Je suis à nouveau reçu au domicile des époux Garassaux.

- Une réunion en mairie aurait été vite éventée, les commères s’en seraient donné à cœur joie, nous voulons éviter la publicité, du moins pour le moment.

Je fais la connaissance de madame Lemarquis, veuve de l’ébéniste accidenté, de madame Valetti directrice de l’école primaire, de monsieur Durand pharmacien et premier adjoint et des frères Galley, Jean et Jacques, exploitants forestiers. Tous sont unanimes, ils estiment que les trois décès ne peuvent découler d’accidents. Les Galley employaient souvent Fernand Maillard.

- Un homme d’expérience et prudent, il était le premier à engueuler les jeunes qui prenaient des risques, le métier de bûcheron est dangereux vous savez.

- Il n’abattait jamais un arbre sans prendre toutes les précautions d’usage, c’était même un perfectionniste.

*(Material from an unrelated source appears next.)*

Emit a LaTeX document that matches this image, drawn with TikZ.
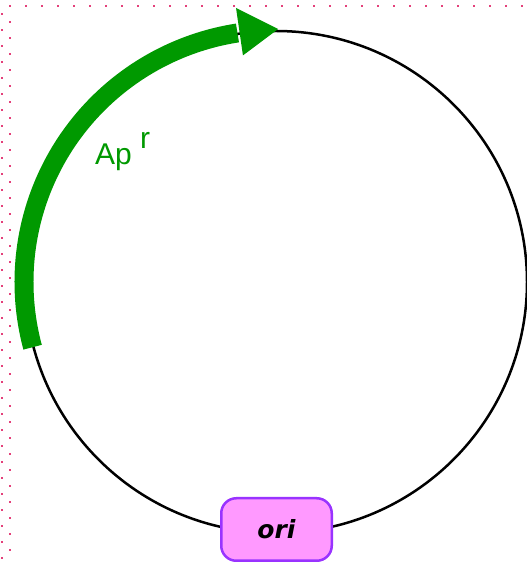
\documentclass[tikz,border=0pt]{standalone}
\usepackage{fontspec}
\newfontfamily\arialf{Liberation Sans}
\newfontfamily\dejavuf{DejaVu Sans}
\definecolor{apgreen}{RGB}{0,153,0}
\definecolor{oripink}{RGB}{255,153,255}
\definecolor{oriborder}{RGB}{153,51,255}
\definecolor{dotc}{RGB}{228,64,122}
\begin{document}
\begin{tikzpicture}[x=1pt,y=1pt,
  backbone/.style={line width=2.5pt,draw=black},
  genearc/.style={line width=19pt,draw=apgreen},
  oribox/.style={draw=oriborder,fill=oripink,line width=2.5pt,rounded corners=15pt,
    minimum width=110.5pt,minimum height=62.5pt,inner sep=0pt,
    font=\dejavuf\fontsize{25}{25}\selectfont\bfseries\itshape},
  genelabel/.style={text=apgreen,inner sep=0pt,font=\arialf\fontsize{30}{30}\selectfont},
  dotmark/.style={fill=dotc}]
\useasboundingbox (0,0) rectangle (527,563);
\fill[white] (0,0) rectangle (527,563);
% dotted frame
\foreach \i in {0,...,32} \fill[dotmark] ({8.75+16*\i},{563-7.25}) rectangle ++(2.5,2.5);
\foreach \k in {0,...,34} \fill[dotmark] (0.75,{563-15.25-16*\k}) rectangle ++(2.5,2.5);
\foreach \k in {0,...,33} \fill[dotmark] (8.75,{563-23.25-16*\k}) rectangle ++(2.5,2.5);
% plasmid backbone
\coordinate (C) at (276,281);
\draw[backbone] (C) circle[radius=251pt];
% Ap^r gene arrow
\draw[genearc] ([shift={(195:252)}]C) arc[start angle=195,end angle=98.8,radius=252pt];
\fill[apgreen] ([shift={(98.3:277)}]C) -- ([shift={(89.5:253)}]C) -- ([shift={(98.3:229)}]C) -- cycle;
\node[genelabel,anchor=base west] (ap) at (95,398) {Ap};
\node[genelabel,anchor=base west] (apr) at (140,414) {r};
% ori
\node[oribox] (ori) at (276.5,33.5) {ori};
\end{tikzpicture}
\end{document}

Madame Lemarquis est également formelle concernant la prudence de son mari.

- Jamais le moindre accident à l’atelier et pourtant, Dieu sait que les machines employées dans notre profession sont dangereuses, combien d’accidents avons-nous déplorés, de phalanges coupées.

Madame Valetti, petite femme effacée ne souffle mot durant notre conversation, elle se contente de m’adresser, dès que je tourne les yeux vers elle, un sourire plutôt sympathique.

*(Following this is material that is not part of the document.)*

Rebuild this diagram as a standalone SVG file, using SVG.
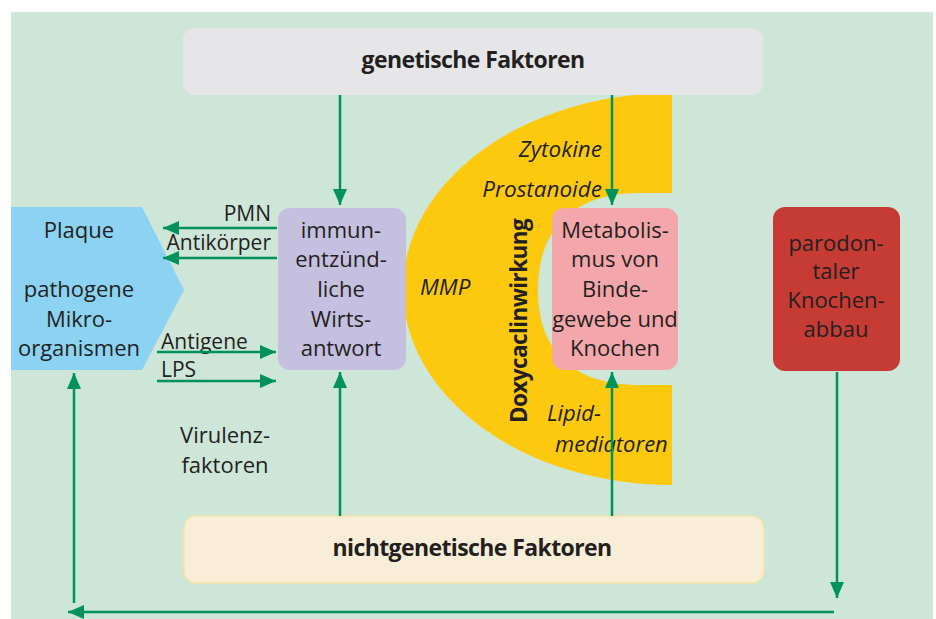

Je propose une expédition sur les lieux, j’aimerais connaître cette source légendaire, Jean, l’aîné des Galley est d’accord pour me servir de guide.

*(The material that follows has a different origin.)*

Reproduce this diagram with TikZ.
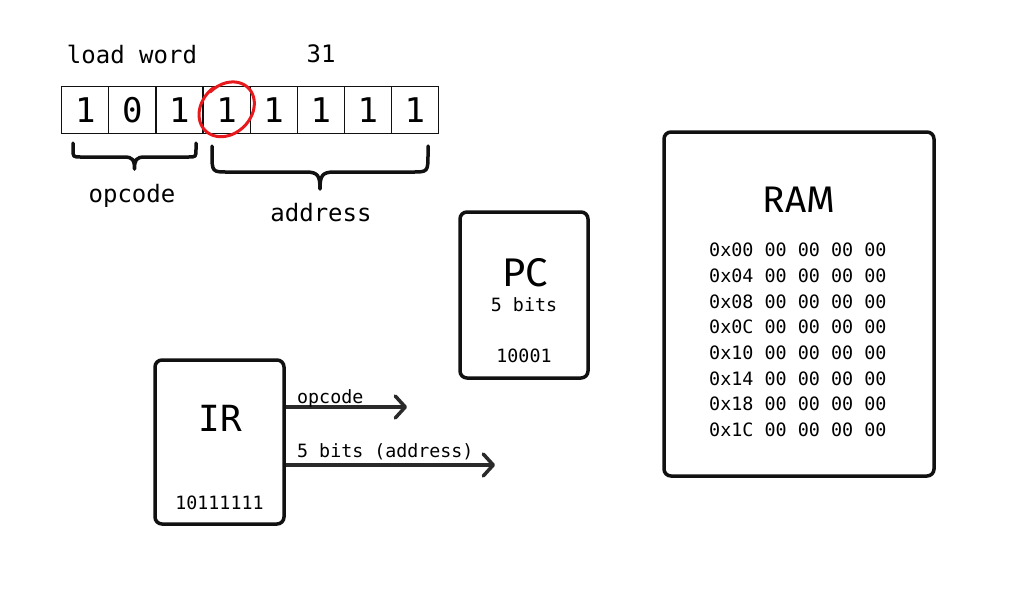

- Jean connaît la forêt comme sa poche.

- C’est vrai qu’il y a longtemps que je la fréquente, gamin, j’accompagnais mon père.

- Je ne peux me joindre à vous, j’attends un bon client, je vais vous prêter des bottes, le secteur est humide.

Monsieur Garassaux m’apportait une paire de bottes.

  

Nous sortons du village et pénétrons aussitôt dans la forêt par une route étroite; les hêtres tendent leurs branches au-dessus de la route, formant une voûte squelettique, un tapis de feuilles brunes et souillées recouvre l’asphalte. Après une  légère montée, nous plongeons vers une vallée sombre, quelques traînées de boue et du gravier sur la chaussée témoignent de la violence des dernières pluies. Notre voyage s’effectue dans un certain silence, il faut dire que la fourgonnette de l’entreprise Galley frères n’est pas de première jeunesse, que son moteur fait un bruit de casserole et que la carrosserie gémit de partout. La route est sinueuse et le chauffeur freine au dernier moment en abordant les virages. Cherche t’il à m’impressionner ? Je commence à cogiter, Martine, ma compagne, à qui j’avais parlé de Mauzieux et de ses  histoires étranges m’avait mis en garde.

- Méfie-toi, ne va pas en forêt avec n’importe qui, facile de supprimer un petit journaliste de province trop curieux.

Je regardais le profil de mon voisin, il avait un visage impassible et se cramponnait à son volant.